**EXERCISE PROMPT:** From the first line of the listing below, retype each line up to and including the one with "1, bottom: 652"; pictures stay out.

**AVAILABLE DATA:**
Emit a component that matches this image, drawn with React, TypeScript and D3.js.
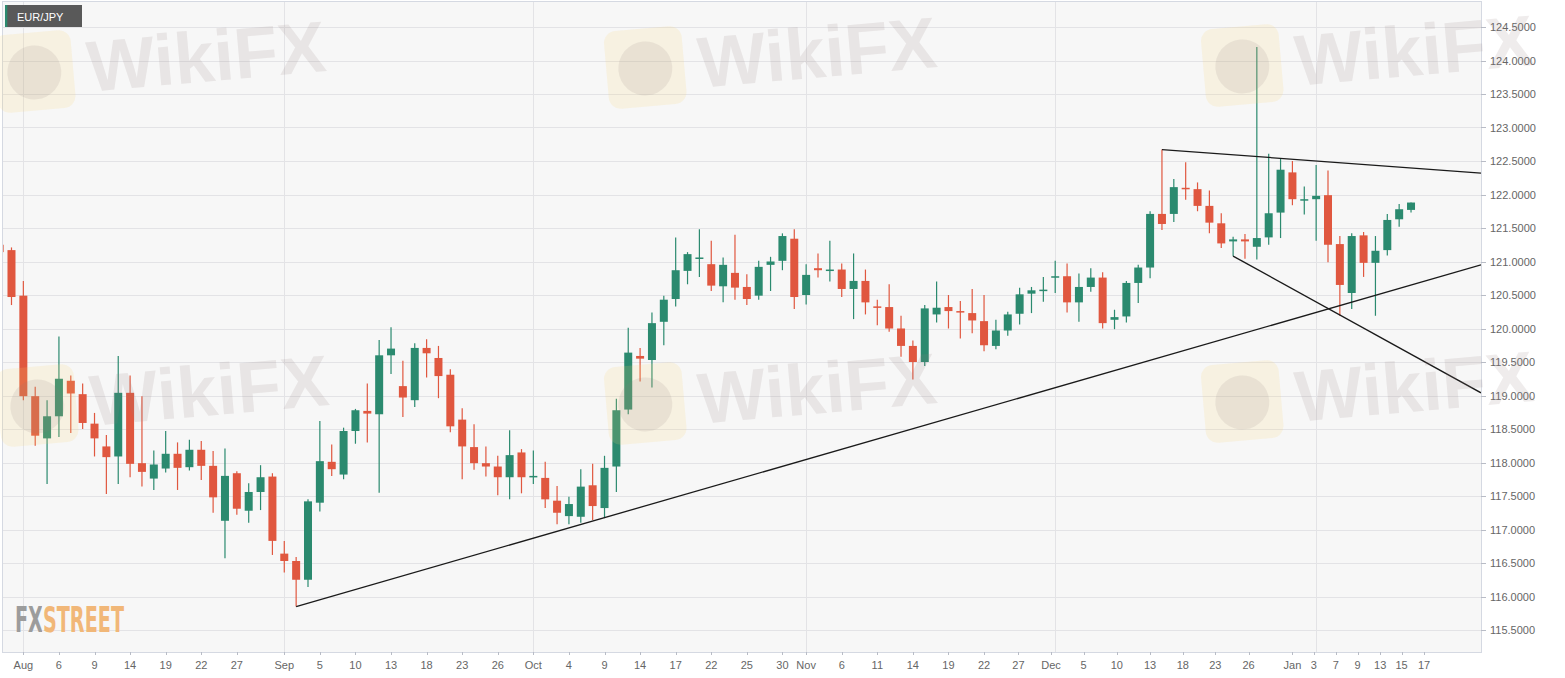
import React from 'react';
import * as d3 from 'd3';

const W = 1565;
const H = 678;
const PLOT = { left: 2, right: 1481, top: 1, bottom: 652 };

// candle index 0 = 1 Aug 2019 (trading days); first visible candle is index -2
const firstIndex = -2;
const opens = [121.25,121.17,120.49,118.99,118.36,118.69,119.22,119.02,118.58,118.24,118.09,119.04,117.99,117.76,117.91,118.13,117.93,118.19,117.95,117.13,117.84,117.28,117.56,117.79,116.64,116.53,116.25,117.40,118.01,117.82,118.47,118.77,118.72,119.60,119.14,118.93,119.71,119.56,119.31,118.64,118.23,117.99,117.94,117.78,118.15,117.79,117.77,117.43,117.20,117.19,117.66,117.32,117.94,118.79,119.59,119.53,120.10,120.44,120.86,121.04,120.96,120.63,120.83,120.62,120.49,120.95,121.01,121.34,120.50,120.90,120.87,120.88,120.59,120.71,120.33,120.32,120.00,119.74,119.50,120.21,120.32,120.26,120.23,120.11,119.74,119.97,120.22,120.52,120.57,120.76,120.78,120.39,120.62,120.76,120.13,120.18,120.68,120.91,121.71,121.71,122.10,122.08,121.83,121.57,121.30,121.33,121.22,121.36,121.73,122.33,121.92,121.93,121.99,121.26,120.53,121.39,120.98,121.17,121.63,121.77];
const highs = [121.38,121.21,120.71,119.13,118.93,119.88,119.30,119.18,118.74,118.41,119.59,119.30,118.99,118.18,118.47,118.30,118.34,118.32,118.17,118.21,117.87,117.69,117.96,117.84,116.83,116.59,117.45,118.62,118.27,118.52,118.80,119.18,119.83,120.02,119.52,119.78,119.84,119.74,119.39,118.81,118.57,118.24,118.10,118.48,118.20,118.18,118.01,117.65,117.49,117.90,117.98,118.10,118.95,120.01,119.71,120.24,120.49,121.36,121.14,121.48,121.31,121.06,121.40,120.81,121.01,121.07,121.42,121.48,120.96,121.12,121.31,120.97,121.12,120.88,120.43,120.66,120.19,119.82,120.35,120.70,120.50,120.41,120.59,120.50,120.13,120.25,120.61,120.62,120.77,121.01,120.97,120.82,120.90,120.84,120.28,120.71,120.95,121.75,122.67,122.23,122.48,122.18,122.06,121.72,121.37,121.41,124.20,122.61,122.54,122.50,122.12,122.44,122.36,121.38,121.42,121.44,121.38,121.71,121.86,121.88];
const lows = [120.90,120.35,118.93,118.25,117.68,118.38,118.44,118.50,118.09,117.53,117.68,117.78,117.64,117.59,117.85,117.59,117.88,117.74,117.25,116.57,117.22,117.10,117.29,116.62,116.36,115.85,116.14,117.27,117.80,117.75,118.28,118.30,117.55,119.32,118.68,118.83,119.27,118.96,118.45,117.75,117.89,117.79,117.51,117.45,117.54,117.68,117.32,117.08,117.08,117.10,117.14,117.17,117.56,118.72,119.21,119.12,119.75,120.33,120.66,120.77,120.56,120.39,120.43,120.35,120.43,120.56,120.87,120.29,120.36,120.76,120.70,120.47,120.14,120.21,120.05,119.95,119.58,119.24,119.44,120.09,120.00,119.85,119.93,119.66,119.69,119.89,120.06,120.23,120.40,120.53,120.24,120.10,120.55,120.00,119.99,120.09,120.38,120.75,121.47,121.59,121.92,121.75,121.42,121.20,121.08,121.04,121.03,121.25,121.35,121.84,121.70,121.31,120.99,120.19,120.29,120.77,120.19,121.09,121.52,121.73];
const closes = [121.14,120.47,118.99,118.40,118.69,119.25,119.03,118.59,118.36,118.08,119.04,117.98,117.86,117.97,118.13,117.92,118.19,117.95,117.48,117.80,117.31,117.56,117.78,116.83,116.53,116.25,117.42,118.02,117.90,118.47,118.78,118.73,119.60,119.70,118.97,119.71,119.63,119.29,118.54,118.24,117.99,117.94,117.78,118.11,117.78,117.80,117.45,117.25,117.38,117.64,117.35,117.92,118.78,119.64,119.55,120.08,120.43,120.87,121.11,121.06,120.64,120.95,120.61,120.44,120.92,121.00,121.38,120.47,120.80,120.87,120.88,120.59,120.71,120.39,120.31,120.00,119.74,119.50,120.30,120.31,120.26,120.24,120.12,119.75,119.97,120.21,120.51,120.57,120.58,120.78,120.39,120.62,120.76,120.08,120.17,120.68,120.91,121.71,121.56,122.11,122.08,121.83,121.58,121.27,121.33,121.30,121.35,121.72,122.37,121.93,121.93,121.98,121.25,120.65,121.38,120.98,121.16,121.62,121.78,121.88];

// x-axis tick labels and their positions in candle-index units
const tickLabels = ['Aug','6','9','14','19','22','27','Sep','5','10','13','18','23','26','Oct','4','9','14','17','22','25','30','Nov','6','11','14','19','22','27','Dec','5','10','13','18','23','26','Jan','3','7','9','13','15','17'];
const tickIndex = [0,3,6,9,12,15,18,22,25,28,31,34,37,40,43,46,49,52,55,58,61,64,66,69,72,75,78,81,83.9,86.65,89.4,92.2,95,97.76,100.5,103.3,107,108.8,110.66,112.5,114.4,116.2,118.1];
// month starts (candle index) for vertical grid lines
const monthStartIndex = [0,22,43,66,87,109];

// trend lines: [index, price] pairs
const trendLines = [
  [[23, 115.85], [122.9, 120.95]],
  [[96, 122.67], [122.9, 122.32]],
  [[102, 121.08], [122.9, 119.04]],
];

const yTicks = d3.range(0, 19).map((k) => 115.5 + k * 0.5);

const GREEN = '#2b8a6f';
const RED = '#e0573f';
const FONT = "'Liberation Sans', Arial, sans-serif";

const watermarkSpots = [
  { x: -8, y: 36 }, { x: 603, y: 32 }, { x: 1200, y: 30 },
  { x: -5, y: 370 }, { x: 603, y: 368 }, { x: 1200, y: 366 },
];

function Watermark({ x, y }: { x: number; y: number }) {
  return (
    <g transform={`translate(${x},${y}) rotate(-5)`} pointerEvents="none">
      <rect x={0} y={0} width={78} height={78} rx={12} fill="rgba(250,212,110,0.16)" />
      <circle cx={39} cy={40} r={27} fill="rgba(140,120,120,0.13)" />
      <text x={92} y={64} fontFamily={FONT} fontWeight="bold" fontSize={72} fill="rgba(150,125,125,0.15)">WikiFX</text>
    </g>
  );
}

export default function App() {
  const x = d3.scaleLinear().domain([-1.8, 122.9]).range([PLOT.left, PLOT.right]);
  const y = d3.scaleLinear().domain([115.5, 124.5]).range([630, 27]);
  const bodyW = 8;

  const candles = opens.map((o, k) => ({
    i: firstIndex + k, o, h: highs[k], l: lows[k], c: closes[k],
  }));

  const line = d3.line<number[]>().x((d) => x(d[0])).y((d) => y(d[1]));

  return (
    <svg width={W} height={H} style={{ position: 'absolute', left: 0, top: 0, background: '#ffffff' }}>
      <defs>
        <clipPath id="plotClip">
          <rect x={PLOT.left} y={PLOT.top} width={PLOT.right - PLOT.left} height={PLOT.bottom - PLOT.top} />
        </clipPath>
        <linearGradient id="fxGrad" gradientUnits="userSpaceOnUse" x1={15} x2={124} y1={0} y2={0}>
          <stop offset="0.248" stopColor="#9c9c9c" />
          <stop offset="0.248" stopColor="#f1b778" />
        </linearGradient>
      </defs>
      <rect x={PLOT.left} y={PLOT.top} width={PLOT.right - PLOT.left} height={PLOT.bottom - PLOT.top} fill="#f7f7f7" />
      {/* grid */}
      <g stroke="#e3e3e6" strokeWidth={1}>
        {yTicks.map((t) => (
          <line key={t} x1={PLOT.left} x2={PLOT.right} y1={Math.round(y(t)) + 0.5} y2={Math.round(y(t)) + 0.5} />
        ))}
        {monthStartIndex.map((m) => (
          <line key={m} x1={Math.round(x(m)) + 0.5} x2={Math.round(x(m)) + 0.5} y1={PLOT.top} y2={PLOT.bottom} />
        ))}
      </g>
      {/* candles */}
      <g clipPath="url(#plotClip)">
        {candles.map((d) => {
          const up = d.c >= d.o;
          const col = up ? GREEN : RED;
          const cx = x(d.i);
          const top = y(Math.max(d.o, d.c));
          const bot = y(Math.min(d.o, d.c));
          return (
            <g key={d.i}>
              <line x1={cx} x2={cx} y1={y(d.h)} y2={y(d.l)} stroke={col} strokeWidth={1.2} />
              <rect x={cx - bodyW / 2} y={top} width={bodyW} height={Math.max(1.5, bot - top)} fill={col} />
            </g>
          );
        })}
        {trendLines.map((pts, k) => (
          <path key={k} d={line(pts) || ''} fill="none" stroke="#1a1a1a" strokeWidth={1.3} />
        ))}
      </g>
      {/* plot frame */}
      <rect x={PLOT.left + 0.5} y={PLOT.top + 0.5} width={PLOT.right - PLOT.left} height={PLOT.bottom - PLOT.top} fill="none" stroke="#d5d9e2" strokeWidth={1} />
      {/* right axis */}
      <g fontFamily={FONT} fontSize={11} fill="#666">
        {yTicks.map((t) => (
          <g key={t}>
            <line x1={PLOT.right} x2={PLOT.right + 5} y1={Math.round(y(t)) + 0.5} y2={Math.round(y(t)) + 0.5} stroke="#b8bcc6" />
            <text x={PLOT.right + 9} y={y(t) + 4}>{d3.format('.4f')(t)}</text>
          </g>
        ))}
      </g>
      {/* bottom axis */}
      <g fontFamily={FONT} fontSize={11} fill="#666">
        {tickLabels.map((lab, k) => (
          <g key={k}>
            <line x1={Math.round(x(tickIndex[k])) + 0.5} x2={Math.round(x(tickIndex[k])) + 0.5} y1={PLOT.bottom} y2={PLOT.bottom + 3} stroke="#b8bcc6" />
            <text x={x(tickIndex[k])} y={668.5} textAnchor="middle">{lab}</text>
          </g>
        ))}
      </g>
      {/* watermarks */}
      {watermarkSpots.map((p, k) => <Watermark key={k} x={p.x} y={p.y} />)}
      {/* instrument label */}
      <g>
        <rect x={5} y={5} width={77} height={22} fill="#595959" />
        <rect x={5} y={5} width={2.3} height={22} fill={GREEN} />
        <text x={17} y={20.5} fontFamily={FONT} fontSize={11} fill="#ffffff">EUR/JPY</text>
      </g>
      {/* FXSTREET logo */}
      <text x={15} y={632} fontFamily="'DejaVu Sans Condensed', 'DejaVu Sans', sans-serif" fontWeight="bold" fontSize={35} textLength={109} lengthAdjust="spacingAndGlyphs" fill="url(#fxGrad)">FXSTREET</text>
    </svg>
  );
}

**IN RESPONSE:**
Emit a component that matches this image, drawn with React, TypeScript and D3.js.
import React from 'react';
import * as d3 from 'd3';

const W = 1565;
const H = 678;
const PLOT = { left: 2, right: 1481, top: 1, bottom: 652 };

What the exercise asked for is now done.